------ Provided data
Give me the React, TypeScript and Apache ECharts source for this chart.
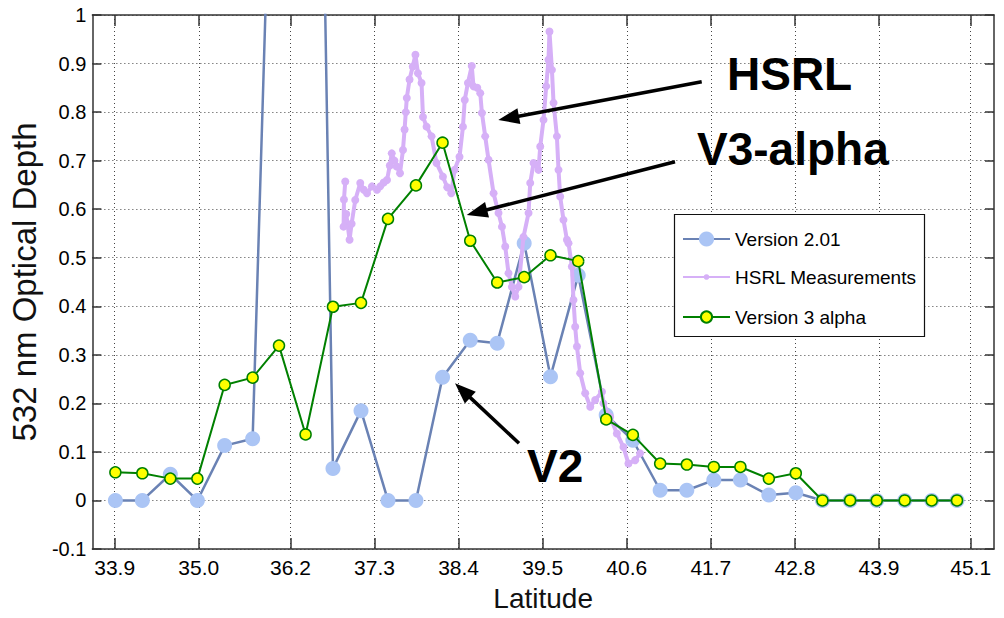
import React, { useEffect, useRef } from 'react';
import * as echarts from 'echarts';

// Tick labels of the latitude axis
const xTickValues = [33.9, 35.0, 36.2, 37.3, 38.4, 39.5, 40.6, 41.7, 42.8, 43.9, 45.1];

// Latitudes of the CALIPSO retrieval points (shared by V2.01 and V3 alpha)
const retrievalLatitudes = [
  33.909, 34.262, 34.628, 34.982, 35.339, 35.705, 36.05, 36.398, 36.756, 37.123,
  37.476, 37.842, 38.19, 38.552, 38.905, 39.258, 39.602, 39.965, 40.331, 40.68,
  41.037, 41.386, 41.739, 42.087, 42.459, 42.812, 43.16, 43.522, 43.871, 44.237,
  44.59, 44.921,
];

const version201 = [
  0, 0, 0.054, 0, 0.113, 0.127, 1.94, 3.39, 0.066, 0.185,
  0, 0, 0.254, 0.33, 0.324, 0.53, 0.255, 0.464, 0.176, 0.124,
  0.021, 0.021, 0.042, 0.042, 0.011, 0.016, 0, 0, 0, 0,
  0, 0,
];

const version3alpha = [
  0.058, 0.056, 0.045, 0.045, 0.238, 0.253, 0.319, 0.136, 0.399, 0.407,
  0.58, 0.649, 0.737, 0.535, 0.449, 0.46, 0.505, 0.493, 0.167, 0.135,
  0.076, 0.074, 0.069, 0.069, 0.045, 0.056, 0, 0, 0, 0,
  0, 0,
];

const hsrlLatitudes = [
  36.917, 36.9, 36.895, 36.93, 36.973, 37.0, 37.048, 37.113, 37.16, 37.201,
  37.266, 37.332, 37.375, 37.42, 37.463, 37.5, 37.525, 37.56, 37.591, 37.633,
  37.672, 37.693, 37.709, 37.722, 37.758, 37.8, 37.835, 37.868, 37.915, 37.934,
  37.981, 38.046, 38.111, 38.195, 38.251, 38.304, 38.347, 38.412, 38.457, 38.48,
  38.522, 38.572, 38.595, 38.644, 38.683, 38.705, 38.748, 38.791, 38.857, 38.922,
  38.967, 39.01, 39.053, 39.097, 39.141, 39.184, 39.249, 39.315, 39.337, 39.38,
  39.445, 39.468, 39.511, 39.546, 39.576, 39.589, 39.621, 39.642, 39.686, 39.707,
  39.729, 39.772, 39.817, 39.838, 39.882, 39.903, 39.925, 39.948, 39.991, 40.056,
  40.122, 40.187, 40.275, 40.295, 40.383, 40.471, 40.557, 40.622, 40.71, 40.775,
];

const hsrlDepths = [
  0.657, 0.62, 0.564, 0.59, 0.537, 0.57, 0.619, 0.654, 0.64, 0.633,
  0.647, 0.64, 0.647, 0.655, 0.66, 0.69, 0.715, 0.7, 0.688, 0.674,
  0.722, 0.764, 0.8, 0.829, 0.867, 0.894, 0.918, 0.88, 0.86, 0.79,
  0.77, 0.75, 0.695, 0.667, 0.645, 0.633, 0.681, 0.708, 0.77, 0.825,
  0.86, 0.895, 0.853, 0.85, 0.839, 0.798, 0.75, 0.702, 0.633, 0.592,
  0.564, 0.523, 0.468, 0.44, 0.42, 0.44, 0.543, 0.592, 0.654, 0.695,
  0.681, 0.729, 0.784, 0.853, 0.908, 0.966, 0.887, 0.819, 0.75, 0.681,
  0.626, 0.578, 0.537, 0.53, 0.482, 0.413, 0.358, 0.317, 0.262, 0.221,
  0.193, 0.207, 0.224, 0.2, 0.172, 0.138, 0.11, 0.076, 0.083, 0.097,
];

const FONT = '"Liberation Sans", Arial, Helvetica, sans-serif';

function arrow(x1: number, y1: number, x2: number, y2: number) {
  const dx = x2 - x1;
  const dy = y2 - y1;
  const len = Math.hypot(dx, dy);
  const ux = dx / len;
  const uy = dy / len;
  const head = 21;
  const half = 8;
  const bx = x2 - ux * head;
  const by = y2 - uy * head;
  return [
    {
      type: 'line',
      z: 20,
      shape: { x1, y1, x2: bx + ux * 3, y2: by + uy * 3 },
      style: { stroke: '#000', lineWidth: 3.5 },
    },
    {
      type: 'polygon',
      z: 20,
      shape: {
        points: [
          [x2, y2],
          [bx - uy * half, by + ux * half],
          [bx + uy * half, by - ux * half],
        ],
      },
      style: { fill: '#000' },
    },
  ];
}

export default function App() {
  const ref = useRef<HTMLDivElement>(null);

  useEffect(() => {
    if (!ref.current) return;
    const chart = echarts.init(ref.current, undefined, { renderer: 'svg' });

    const axisLineStyle = { color: '#333', width: 1.5 };
    const gridLine = { show: true, lineStyle: { type: [1, 3], color: '#444', width: 1 } };
    const xMin = 33.608;
    const xMax = 45.405;

    const legendText = { fontSize: 19, color: '#000', fontFamily: FONT };
    const legendCommon = {
      orient: 'vertical',
      left: 682,
      padding: 0,
      itemWidth: 47,
      selectedMode: false,
      textStyle: legendText,
      z: 10,
    };

    chart.setOption({
      animation: false,
      backgroundColor: '#fff',
      grid: { left: 92, right: 10, top: 15, bottom: 69, containLabel: false },
      xAxis: [
        {
          type: 'value',
          min: xMin,
          max: xMax,
          position: 'bottom',
          axisLine: { show: true, onZero: false, lineStyle: axisLineStyle },
          axisTick: { show: true, inside: true, length: 11, customValues: xTickValues, lineStyle: axisLineStyle },
          axisLabel: {
            customValues: xTickValues,
            formatter: (v: number) => v.toFixed(1),
            fontSize: 21,
            color: '#000',
            fontFamily: FONT,
            margin: 8,
          },
          splitLine: gridLine,
          name: 'Latitude',
          nameLocation: 'middle',
          nameGap: 35,
          nameTextStyle: { fontSize: 28, color: '#111', fontFamily: FONT },
        },
        {
          type: 'value',
          min: xMin,
          max: xMax,
          position: 'top',
          axisLine: { show: true, onZero: false, lineStyle: axisLineStyle },
          axisTick: { show: true, inside: true, length: 11, customValues: xTickValues, lineStyle: axisLineStyle },
          axisLabel: { show: false },
          splitLine: { show: false },
        },
      ],
      yAxis: [
        {
          type: 'value',
          min: -0.1,
          max: 1,
          interval: 0.1,
          position: 'left',
          axisLine: { show: true, onZero: false, lineStyle: axisLineStyle },
          axisTick: { show: true, inside: true, length: 9, lineStyle: axisLineStyle },
          axisLabel: { fontSize: 20, color: '#000', fontFamily: FONT, margin: 6 },
          splitLine: gridLine,
          name: '532 nm Optical Depth',
          nameLocation: 'middle',
          nameGap: 39,
          nameTextStyle: { fontSize: 33, color: '#111', fontFamily: FONT },
        },
        {
          type: 'value',
          min: -0.1,
          max: 1,
          interval: 0.1,
          position: 'right',
          axisLine: { show: true, onZero: false, lineStyle: axisLineStyle },
          axisTick: { show: true, inside: true, length: 9, lineStyle: axisLineStyle },
          axisLabel: { show: false },
          splitLine: { show: false },
        },
      ],
      legend: [
        { ...legendCommon, data: ['Version 2.01'], top: 239 - 9.5, itemHeight: 19 },
        { ...legendCommon, data: ['HSRL Measurements'], top: 277 - 9.5, itemHeight: 7 },
        { ...legendCommon, data: ['Version 3 alpha'], top: 317 - 9.5, itemHeight: 14 },
      ],
      series: [
        {
          name: 'Version 2.01',
          type: 'line',
          xAxisIndex: 0,
          yAxisIndex: 0,
          data: retrievalLatitudes.map((x, i) => [x, version201[i]]),
          symbol: 'circle',
          symbolSize: 15,
          showAllSymbol: true,
          clip: true,
          lineStyle: { color: '#6a82b4', width: 2.5 },
          itemStyle: { color: '#abc5f5' },
          z: 2,
        },
        {
          name: 'HSRL Measurements',
          type: 'line',
          xAxisIndex: 0,
          yAxisIndex: 0,
          data: hsrlLatitudes.map((x, i) => [x, hsrlDepths[i]]),
          symbol: 'circle',
          symbolSize: 8,
          showAllSymbol: true,
          clip: true,
          lineStyle: { color: '#d6b0f7', width: 4 },
          itemStyle: { color: '#d6b0f7' },
          z: 3,
        },
        {
          name: 'Version 3 alpha',
          type: 'line',
          xAxisIndex: 0,
          yAxisIndex: 0,
          data: retrievalLatitudes.map((x, i) => [x, version3alpha[i]]),
          symbol: 'circle',
          symbolSize: 11,
          showAllSymbol: true,
          clip: true,
          lineStyle: { color: '#008000', width: 2 },
          itemStyle: { color: '#ffff00', borderColor: '#008000', borderWidth: 1.5 },
          z: 4,
        },
      ],
      graphic: [
        {
          type: 'rect',
          z: 9,
          shape: { x: 674.5, y: 214.5, width: 250, height: 122 },
          style: { fill: '#fff', stroke: '#111', lineWidth: 1.2 },
        },
        {
          type: 'text',
          z: 20,
          x: 727,
          y: 51,
          style: { text: 'HSRL', fontSize: 46, fontWeight: 'bold', fontFamily: FONT, fill: '#000' },
        },
        {
          type: 'text',
          z: 20,
          x: 697,
          y: 126,
          style: { text: 'V3-alpha', fontSize: 46, fontWeight: 'bold', fontFamily: FONT, fill: '#000' },
        },
        {
          type: 'text',
          z: 20,
          x: 527,
          y: 443,
          style: { text: 'V2', fontSize: 46, fontWeight: 'bold', fontFamily: FONT, fill: '#000' },
        },
        ...arrow(701.7, 81.7, 498.3, 120),
        ...arrow(675, 161.7, 466.7, 215),
        ...arrow(519, 443.3, 455, 383.3),
      ],
    });

    return () => chart.dispose();
  }, []);

  return (
    <div
      ref={ref}
      style={{ position: 'fixed', left: 0, top: 0, width: 1004, height: 618, background: '#fff' }}
    />
  );
}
------------
**Exercise goal:** Give again, word for word, every line from the top of the data above to the line holding "42.8, 43.9, 45.1];", inclusive, with the pictures left out.

**Written response:**
Give me the React, TypeScript and Apache ECharts source for this chart.
import React, { useEffect, useRef } from 'react';
import * as echarts from 'echarts';

// Tick labels of the latitude axis
const xTickValues = [33.9, 35.0, 36.2, 37.3, 38.4, 39.5, 40.6, 41.7, 42.8, 43.9, 45.1];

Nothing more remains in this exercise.